The things we talked about seem to fit the above charts. Now, we adjust our data from daily to hourly frequency to see the detailed pattern of the last month. We will pad the data with linear extrapolation.

#Low to high frequency
df %>% 
  group_by(symbol) %>%
  pad_by_time(date, .by = "hour") %>%
  mutate(across(value, .fns = ts_impute_vec, period = 1)) %>%
  filter_by_time(date, "2022-10", LAST(date)) %>% 
  plot_time_series(date, 
                   value, 
                   .facet_ncol = 2, 
                   .interactive = FALSE, 
                   .line_size = 1,
                   .title = "") +
  theme(strip.background = element_rect(fill="#9da832", color ="#9da832"))

Most of them seem to have decline trend according to the charts above. To examine this trend, we will model one of them, the Chinese yuan. And we will forecast for the next 3 months via the modeltime package.

#Preprocessing
df_rec <- 
  recipe(value ~ date, data = df_train) %>% 
  step_timeseries_signature(date) %>%   #adding time series signatures
  step_fourier(date, period = 365, K = 5) %>%
  step_rm(date) %>%
  step_rm(contains("iso"), 
          contains("minute"), 
          contains("hour"),
          contains("am.pm"), 
          contains("xts")) %>%
  step_normalize(contains("index.num"), date_year) %>%
  step_dummy(contains("lbl"), one_hot = TRUE) 
  
  
#Modeling (with random forest) and fitting
df_spec <- 
  rand_forest(trees = 1000) %>% 
  set_engine("ranger") %>% 
  set_mode("regression")

workflow_df <- 
  workflow() %>%
  add_recipe(df_rec) %>%
  add_model(df_spec)

set.seed(12345)
workflow_df_fit <- 
  workflow_df %>% 
  fit(data = df_train)

#Model and calibration table
model_table <- modeltime_table(workflow_df_fit) 

df_calibration <- 
  model_table %>% 
  modeltime_calibrate(df_test)

#Accuracy 
df_calibration %>% 
  modeltime_accuracy() %>% 
  select(rsq)

# A tibble: 1 x 1
#    rsq
#  <dbl>
#1 0.654

According to the accuracy results, we can say that our model can explain the %65 of the change in rates, which is not bad. Now, we can forecast with that model.
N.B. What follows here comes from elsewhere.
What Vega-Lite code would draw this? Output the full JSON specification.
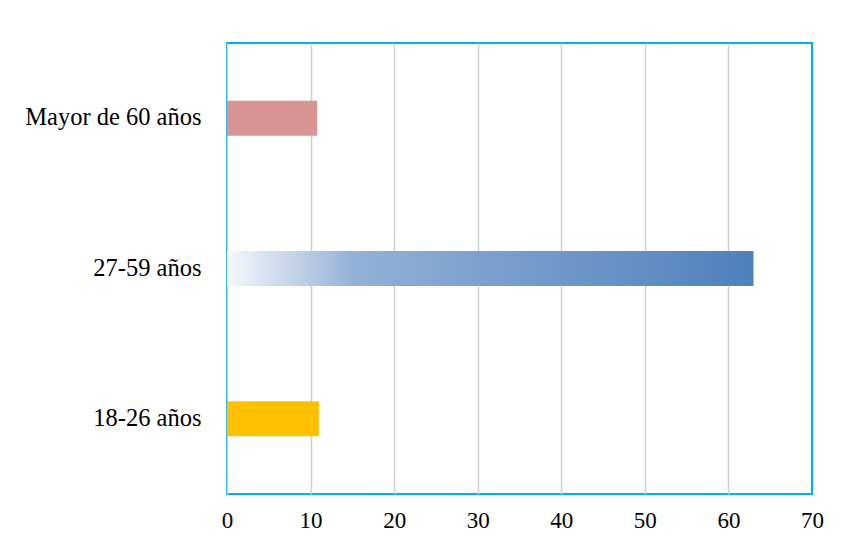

#Forecasting the next 3 months
df_calibration %>% 
  modeltime_refit(df %>% filter(symbol == "CNY")) %>% 
  modeltime_forecast(h = "3 months", #forecast horizon
                     actual_data = df %>% filter(symbol == "CNY")) %>% 
  plot_modeltime_forecast(.interactive = TRUE, 
                          .legend_show = FALSE,
                          .title = "Forecast Plot of CNY Rates for the Next 3 Months") %>% 
  #customizing the hoverinfo texts of the traces(lines)
  style(text = glue("{.$x$data[[1]]$x}\n{.$x$data[[1]]$y}"), traces = 1) %>% 
  style(text = glue("{.$x$data[[2]]$x}\n{round(.$x$data[[2]]$y, 4)}"), traces = 2) %>% 
  style(text = glue("{.$x$data[[3]]$x}\n{round(.$x$data[[3]]$y, 4)}"), traces = 3) %>% 
  style(text = glue("{.$x$data[[4]]$x}\n{round(.$x$data[[4]]$y, 4)}"), traces = 4)

The above plot confirms the declining trend of the high-frequency CNY rates.